USC and Minnesota are both championship-rich college football programs. That’s not hyperbole. Minnesota has six college football national championships, putting the Golden Gophers in 10th place on the all-time list. USC is tied for sixth with nine national titles. You can do the math and realize that these programs have combined for 15 national titles.

So: Where are the great, classic meetings between these two programs? It’s true that Minnesota’s 1930s and early-1940s juggernauts under coach Bernie Bierman did not play in the Rose Bowl. Bierman did not believe in playing an exhibition game, which is what he thought the Granddaddy was.

Yet, even if Minnesota did play in the Rose Bowl back then, the Gophers’ best teams and the Trojans’ best teams would not have lined up against each other. USC’s dominant teams under Howard Jones were produced in the early 1930s. Jones dominated at USC from his arrival in 1925 through the 1933 season. Then he hit a lull in 1934, and that’s precisely when Bierman’s best Minnesota teams emerged. Minnesota won five of its six national titles from 1934 through 1941, in years when USC football was not elite.

Much later, Minnesota won the national title in 1960 and USC won in 1962. One of the two teams made the Rose Bowl three straight years, from the 1960 through 1962 regular seasons, but they never met in the Granddaddy. That’s why we say this series is “improbably insignificant” heading into the Big Ten era.

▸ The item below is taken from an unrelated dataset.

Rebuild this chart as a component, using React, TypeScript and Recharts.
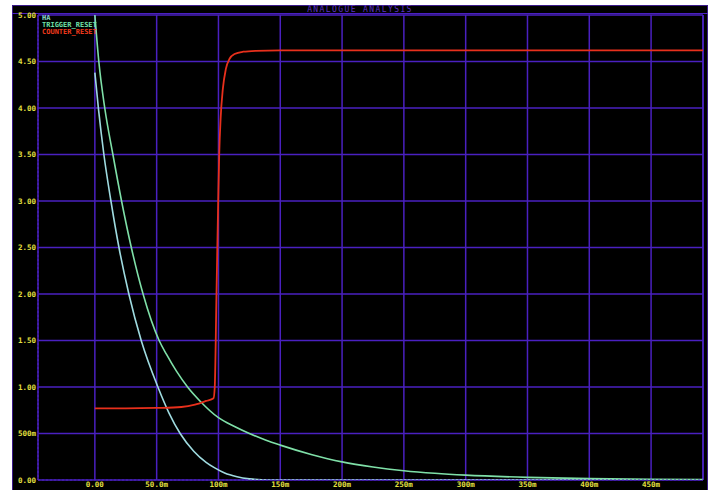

USC leads the series 6-1. The last meeting came in 2011, with the Trojans winning, 19-17.

“The Trojans have won five in a row against Minnesota after losing 25-19 on the road in 1955 and tying the Golden Gophers 20-20 at home in 1965. Both teams were ranked when they met to open the 1968 season, with the Trojans winning 29-20 in the first of three games that season against the Big Ten, along with Northwestern and Ohio State.”


Go Gophers!!
My parents moved us out to San Diego when I was a kid and I begged my dad to take me up to LA for the 1965 season opener vs. USC. It was a Friday night game. USC was ranked #10 and Mike Garrett was poised for his Heisman season. Warmath made an odd first quarter decision, going for two after a touchdown. It failed but USC missed a PAT kick later to make the final score 20-20. Garrett ran for about 145 yards, which seemed like a mile at that time. John Hankinson passed for 200 yards for the Gophers that night, which also seemed like a great feat. Most of the catches were made by Aaron Brown (a great 2-way player), Bloomington's Ken Last and a tight end from LA named Kent Kramer. The tie seemed to suggest big things for that Minnesota team but they suffered a deflating loss at home to Washington State the next week, 14-13. They did go on to beat Iowa, Michigan and Wisconsin, but those trophy victories didn't seem to mean as much then, maybe because the Gophers enjoyed more success vs. those rivals at that time.
 


That 2011 game showed just what a roller coaster Jerry Kill's first year was here. On the road, against a Blue Blood that finished the season 10-2 and No. 6 in the country, and the Gophers nearly pulled off that upset.

Then the very next week lost to New Mexico State at home.

Same case later in the season, too. Played a Michigan State team that finished 11-3 with an Outback Bowl win really close, losing 31-24, then lost 28-13 to a Northwestern squad that ended the year 6-7.
Thank you for not reminding me of the NDSU loss…. Oh crap I just reminded myself.
 

My parents moved us out to San Diego when I was a kid and I begged my dad to take me up to LA for the 1965 season opener vs. USC. It was a Friday night game. USC was ranked #10 and Mike Garrett was poised for his Heisman season. Warmath made an odd first quarter decision, going for two after a touchdown. It failed but USC missed a PAT kick later to make the final score 20-20. Garrett ran for about 145 yards, which seemed like a mile at that time. John Hankinson passed for 200 yards for the Gophers that night, which also seemed like a great feat. Most of the catches were made by Aaron Brown (a great 2-way player), Bloomington's Ken Last and a tight end from LA named Kent Kramer. The tie seemed to suggest big things for that Minnesota team but they suffered a deflating loss at home to Washington State the next week, 14-13. They did go on to beat Iowa, Michigan and Wisconsin, but those trophy victories didn't seem to mean as much then, maybe because the Gophers enjoyed more success vs. those rivals at that time.
Thanks for the memory. I like hearing these in person experiences.